_YOUR INSTRUCTIONS_: Everything from the first line of the data through the line with "import * as" is to be echoed exactly, minus the pictures.

DATASET CONTENT start

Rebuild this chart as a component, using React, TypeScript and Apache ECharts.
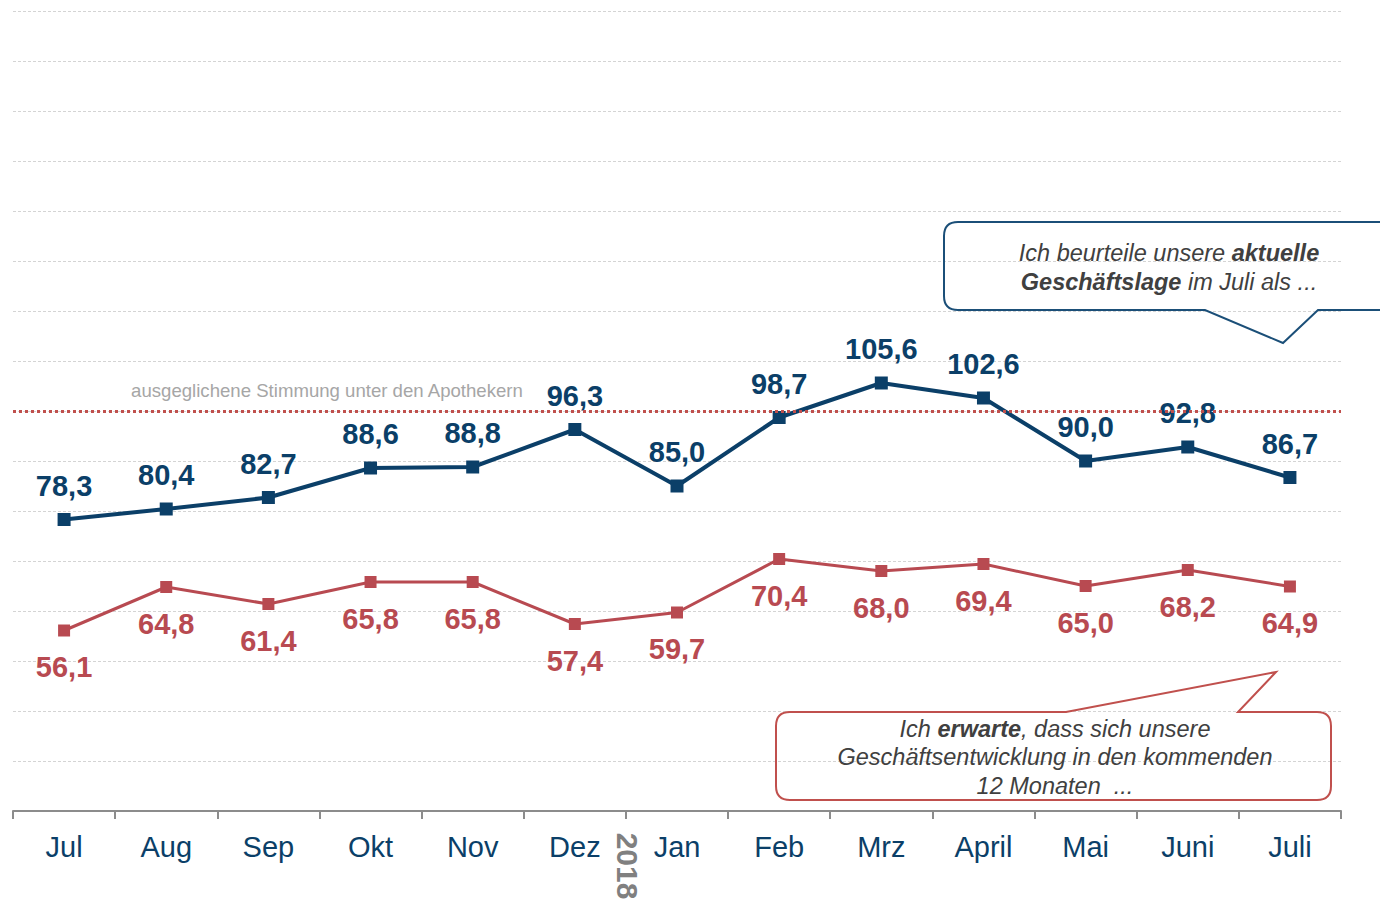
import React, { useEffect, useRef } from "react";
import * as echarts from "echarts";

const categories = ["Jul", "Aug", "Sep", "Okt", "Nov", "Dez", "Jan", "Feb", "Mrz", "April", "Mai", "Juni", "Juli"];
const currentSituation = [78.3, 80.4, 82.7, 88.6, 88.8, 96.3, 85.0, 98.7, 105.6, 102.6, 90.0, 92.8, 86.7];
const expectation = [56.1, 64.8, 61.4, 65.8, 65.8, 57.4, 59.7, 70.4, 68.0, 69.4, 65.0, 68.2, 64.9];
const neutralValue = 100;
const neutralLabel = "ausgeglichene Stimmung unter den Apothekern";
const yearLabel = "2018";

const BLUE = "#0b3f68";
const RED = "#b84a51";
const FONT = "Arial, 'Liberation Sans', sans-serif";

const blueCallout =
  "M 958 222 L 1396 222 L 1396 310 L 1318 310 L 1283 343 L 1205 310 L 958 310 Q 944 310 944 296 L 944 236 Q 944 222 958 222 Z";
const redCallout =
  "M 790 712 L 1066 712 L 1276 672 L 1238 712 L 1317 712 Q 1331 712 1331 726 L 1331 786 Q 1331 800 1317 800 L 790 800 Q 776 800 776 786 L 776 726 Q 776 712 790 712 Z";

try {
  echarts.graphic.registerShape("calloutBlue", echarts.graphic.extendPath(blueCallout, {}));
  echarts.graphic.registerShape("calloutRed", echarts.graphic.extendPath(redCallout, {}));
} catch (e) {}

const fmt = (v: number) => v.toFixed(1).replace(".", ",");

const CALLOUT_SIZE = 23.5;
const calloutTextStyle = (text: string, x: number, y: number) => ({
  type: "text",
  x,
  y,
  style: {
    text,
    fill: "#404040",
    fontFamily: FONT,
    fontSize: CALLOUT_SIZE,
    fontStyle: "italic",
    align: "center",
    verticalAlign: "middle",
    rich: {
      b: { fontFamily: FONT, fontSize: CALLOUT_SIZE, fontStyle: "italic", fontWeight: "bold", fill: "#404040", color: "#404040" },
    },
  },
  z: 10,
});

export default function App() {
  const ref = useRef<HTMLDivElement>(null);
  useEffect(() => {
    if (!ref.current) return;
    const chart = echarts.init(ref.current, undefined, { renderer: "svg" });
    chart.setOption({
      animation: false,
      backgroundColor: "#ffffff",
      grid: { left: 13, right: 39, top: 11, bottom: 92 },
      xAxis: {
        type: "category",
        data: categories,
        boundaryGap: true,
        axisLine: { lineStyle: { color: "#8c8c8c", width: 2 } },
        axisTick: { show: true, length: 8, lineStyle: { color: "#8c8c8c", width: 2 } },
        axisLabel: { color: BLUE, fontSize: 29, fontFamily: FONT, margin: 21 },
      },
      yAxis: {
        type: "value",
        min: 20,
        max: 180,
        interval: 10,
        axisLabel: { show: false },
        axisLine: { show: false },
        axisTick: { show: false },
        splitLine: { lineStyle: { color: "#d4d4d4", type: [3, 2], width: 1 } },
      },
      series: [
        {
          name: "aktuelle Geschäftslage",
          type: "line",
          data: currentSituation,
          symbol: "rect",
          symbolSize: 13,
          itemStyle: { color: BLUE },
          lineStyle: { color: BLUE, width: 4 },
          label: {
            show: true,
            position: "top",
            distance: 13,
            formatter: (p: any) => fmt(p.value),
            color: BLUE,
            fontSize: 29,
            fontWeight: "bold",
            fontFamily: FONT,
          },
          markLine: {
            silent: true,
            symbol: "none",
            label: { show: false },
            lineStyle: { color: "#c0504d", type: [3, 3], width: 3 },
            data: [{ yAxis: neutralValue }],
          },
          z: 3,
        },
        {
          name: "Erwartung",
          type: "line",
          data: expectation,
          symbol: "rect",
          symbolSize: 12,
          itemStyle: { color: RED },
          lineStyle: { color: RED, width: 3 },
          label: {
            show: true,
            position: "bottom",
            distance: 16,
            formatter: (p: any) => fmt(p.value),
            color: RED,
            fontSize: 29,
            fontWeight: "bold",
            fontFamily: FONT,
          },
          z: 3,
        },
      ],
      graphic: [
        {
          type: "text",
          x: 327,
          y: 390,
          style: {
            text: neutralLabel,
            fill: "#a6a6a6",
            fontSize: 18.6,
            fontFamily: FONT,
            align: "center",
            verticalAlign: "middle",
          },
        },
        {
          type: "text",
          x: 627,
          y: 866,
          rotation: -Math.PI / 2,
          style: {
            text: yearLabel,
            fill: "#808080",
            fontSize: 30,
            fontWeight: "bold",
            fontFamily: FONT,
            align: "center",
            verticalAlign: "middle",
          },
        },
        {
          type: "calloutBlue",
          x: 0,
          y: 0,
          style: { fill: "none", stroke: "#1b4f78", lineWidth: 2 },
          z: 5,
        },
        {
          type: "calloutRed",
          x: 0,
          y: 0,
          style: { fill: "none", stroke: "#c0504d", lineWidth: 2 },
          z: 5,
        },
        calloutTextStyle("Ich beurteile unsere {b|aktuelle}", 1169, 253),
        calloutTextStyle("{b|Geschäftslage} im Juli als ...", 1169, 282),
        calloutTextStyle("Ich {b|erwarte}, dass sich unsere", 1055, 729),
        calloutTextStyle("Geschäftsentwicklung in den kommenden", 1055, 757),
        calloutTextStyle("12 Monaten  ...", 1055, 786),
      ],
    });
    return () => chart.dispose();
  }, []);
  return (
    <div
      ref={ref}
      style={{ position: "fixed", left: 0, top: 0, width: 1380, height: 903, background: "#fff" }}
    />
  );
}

DATASET CONTENT end

_RESPONSE_:
Rebuild this chart as a component, using React, TypeScript and Apache ECharts.
import React, { useEffect, useRef } from "react";
import * as echarts from "echarts";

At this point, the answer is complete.